Филипп надеялся, что команда раскается, и проклятие будет снято. Его надежда была хрупкой, исчезающей как предрассветный туман. Но они не захотели обратиться к Богу, и это было предсказуемо. Какое им дело до его потомков, если он всегда был так жесток с командой, и его нисколько не беспокоили проблемы экипажа. Матросы его ненавидели, хотя и уважали когда-то. Они были бесконечно далеки от покаяния и религии, и жили в мире грубого труда и грубых удовольствий. Бесчеловечными приказами и наказаниями, своим вечно скверным настроением капитан создавал в и без того очень тяжелом плавании совершенно невыносимые условия. Он считал себя вправе убивать, а иначе ему не будут подчиняться и уважать. Бывали случаи, когда самые жестокие самые болезненные оскорбления сами собой рождались в его голове, и ему доставляло определенное удовольствие их произносить. Капитану нравилось задевать матросов за живое. Таким образом, он вымещал на людях собственное преимущественно плохое состояние души и страшную усталость от штормов, опасностей, невыносимых бытовых условий. На какое-то время становилось легче, но потом было еще хуже.
А ведь у матросов тоже были сердца, хотя и запрятанные глубоко под огрубевшую от штормов, солнца и тяжелой жизни кожу.
А после проклятия Филиппа перестали бояться, ведь он уже не мог никого покарать. Капитан чувствовал ненависть матросов и обиду на прошлое, которая жила в их сердцах, как память о войне или стихийном бедствии. О таких вещах вроде бы забываешь, но стоит кому-нибудь напомнить, и боль оживает с новой силой. Он старался с ними как можно меньше общаться, Филипп принимал участие в управлении кораблем в шторм, но только через боцмана и штурмана. Питер Ван Гольф был единственным человеком, который не держал на него зла. А Дирк был слишком рационален, он хотя и ненавидел капитана, но понимал, что в шторм без знаний и навыков Филиппа не обойтись.
Это воспоминания пронеслись в голове капитана за минуту. Команда не раскается, чтобы спасти его потомков и снять проклятие никогда, им нет никакого дела до Господа Бога, для них покаяние подобно отказу от женщин и алкоголя, чтобы заработать себе теплое местечко в раю. Филипп невесело усмехнулся. Он решил поговорить с Соней и Данилой, может, ему станет легче. Но капитан не знал, где они и пошел к кораблю посмотреть, нет ли их там.
И тут он увидел, что кто-то распят высоко на мачте. Капитан сразу догадался, что это отец Олег.
Последний не то крикнул, не то громко простонал что-то нечленораздельное.

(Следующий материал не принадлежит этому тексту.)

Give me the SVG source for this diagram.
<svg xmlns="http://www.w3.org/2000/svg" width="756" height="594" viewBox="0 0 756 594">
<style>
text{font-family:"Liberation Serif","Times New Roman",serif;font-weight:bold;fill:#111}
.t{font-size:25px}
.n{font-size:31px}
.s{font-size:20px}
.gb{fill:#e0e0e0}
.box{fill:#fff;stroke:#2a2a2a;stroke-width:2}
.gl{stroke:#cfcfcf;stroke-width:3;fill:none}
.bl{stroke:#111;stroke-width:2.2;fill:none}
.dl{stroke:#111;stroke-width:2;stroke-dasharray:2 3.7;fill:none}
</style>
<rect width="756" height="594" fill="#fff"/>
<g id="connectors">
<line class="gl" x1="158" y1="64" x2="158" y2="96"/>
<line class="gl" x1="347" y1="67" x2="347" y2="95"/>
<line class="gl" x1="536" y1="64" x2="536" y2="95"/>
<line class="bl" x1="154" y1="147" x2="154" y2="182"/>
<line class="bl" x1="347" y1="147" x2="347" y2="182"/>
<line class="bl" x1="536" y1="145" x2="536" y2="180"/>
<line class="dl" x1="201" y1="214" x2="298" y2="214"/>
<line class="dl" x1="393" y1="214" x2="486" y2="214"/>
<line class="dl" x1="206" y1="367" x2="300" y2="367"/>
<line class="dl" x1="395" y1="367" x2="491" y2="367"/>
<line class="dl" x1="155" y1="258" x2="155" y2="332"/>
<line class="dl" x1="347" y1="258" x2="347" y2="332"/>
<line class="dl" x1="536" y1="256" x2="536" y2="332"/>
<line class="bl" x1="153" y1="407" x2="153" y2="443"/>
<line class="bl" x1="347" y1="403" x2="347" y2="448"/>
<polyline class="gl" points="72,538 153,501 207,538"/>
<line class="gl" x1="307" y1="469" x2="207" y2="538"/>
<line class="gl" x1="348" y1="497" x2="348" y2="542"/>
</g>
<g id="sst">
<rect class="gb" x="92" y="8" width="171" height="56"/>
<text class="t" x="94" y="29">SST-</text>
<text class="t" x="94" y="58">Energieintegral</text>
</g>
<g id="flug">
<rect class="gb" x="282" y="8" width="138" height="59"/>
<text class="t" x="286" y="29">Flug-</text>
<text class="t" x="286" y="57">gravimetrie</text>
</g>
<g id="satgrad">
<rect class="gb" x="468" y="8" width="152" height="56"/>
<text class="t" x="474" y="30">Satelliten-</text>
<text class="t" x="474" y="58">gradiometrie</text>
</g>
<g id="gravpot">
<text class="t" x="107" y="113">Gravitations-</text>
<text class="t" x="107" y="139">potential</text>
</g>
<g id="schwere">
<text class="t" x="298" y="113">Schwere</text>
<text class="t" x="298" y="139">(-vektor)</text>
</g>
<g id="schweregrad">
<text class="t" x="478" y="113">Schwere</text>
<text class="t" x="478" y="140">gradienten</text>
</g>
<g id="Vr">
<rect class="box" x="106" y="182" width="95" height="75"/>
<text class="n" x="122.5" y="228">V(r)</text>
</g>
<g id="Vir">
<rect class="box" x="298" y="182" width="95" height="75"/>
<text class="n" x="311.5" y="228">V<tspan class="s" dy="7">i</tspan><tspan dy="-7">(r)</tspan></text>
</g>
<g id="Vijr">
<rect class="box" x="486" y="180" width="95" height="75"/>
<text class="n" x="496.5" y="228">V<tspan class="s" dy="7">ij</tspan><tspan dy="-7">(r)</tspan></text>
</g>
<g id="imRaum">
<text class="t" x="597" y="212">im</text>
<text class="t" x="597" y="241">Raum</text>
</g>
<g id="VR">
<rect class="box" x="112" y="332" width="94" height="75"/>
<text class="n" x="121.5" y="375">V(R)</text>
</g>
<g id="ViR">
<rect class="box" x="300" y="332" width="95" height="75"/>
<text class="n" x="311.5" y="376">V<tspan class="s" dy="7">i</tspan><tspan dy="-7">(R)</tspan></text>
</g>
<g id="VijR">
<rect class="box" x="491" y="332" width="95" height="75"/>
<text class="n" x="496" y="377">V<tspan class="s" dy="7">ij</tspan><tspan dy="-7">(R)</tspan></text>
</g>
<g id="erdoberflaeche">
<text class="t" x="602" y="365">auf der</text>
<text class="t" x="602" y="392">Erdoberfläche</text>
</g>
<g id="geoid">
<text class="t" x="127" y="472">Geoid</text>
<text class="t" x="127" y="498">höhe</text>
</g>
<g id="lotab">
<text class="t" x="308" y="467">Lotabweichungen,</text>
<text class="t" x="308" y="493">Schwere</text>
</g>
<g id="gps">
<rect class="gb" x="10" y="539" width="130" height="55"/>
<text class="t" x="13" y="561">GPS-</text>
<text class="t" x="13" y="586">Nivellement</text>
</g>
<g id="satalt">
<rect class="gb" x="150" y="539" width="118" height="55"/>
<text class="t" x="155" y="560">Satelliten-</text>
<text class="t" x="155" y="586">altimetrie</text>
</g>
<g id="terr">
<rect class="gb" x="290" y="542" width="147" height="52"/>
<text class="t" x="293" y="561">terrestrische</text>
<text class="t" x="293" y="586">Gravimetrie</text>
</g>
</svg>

Филипп подумал, что надо освободить его, вдруг служитель Господа все-таки убедит матросов раскаяться. Это последняя надежда, тонкая ниточка, которая может привести к спасению. Как огни лайнера, проплывающего мимо их злосчастного корабля и отправляющегося в другую жизнь, пусть сложную и трагическую, но все-таки нормальную и даже иногда счастливую. Капитан часто наблюдал за уплывающими кораблями, но оставался в своем вечном кошмаре. Да и что могло произойти? Ни одно судно не могло взять на борт капитана Летучего Голландца. И все равно в душе Филиппа при появлении кораблей просыпалась детская наивная непонятная надежда, что нечто может произойти и изменить его участь. Но другие суда всегда исчезали, и все оставалось по-прежнему.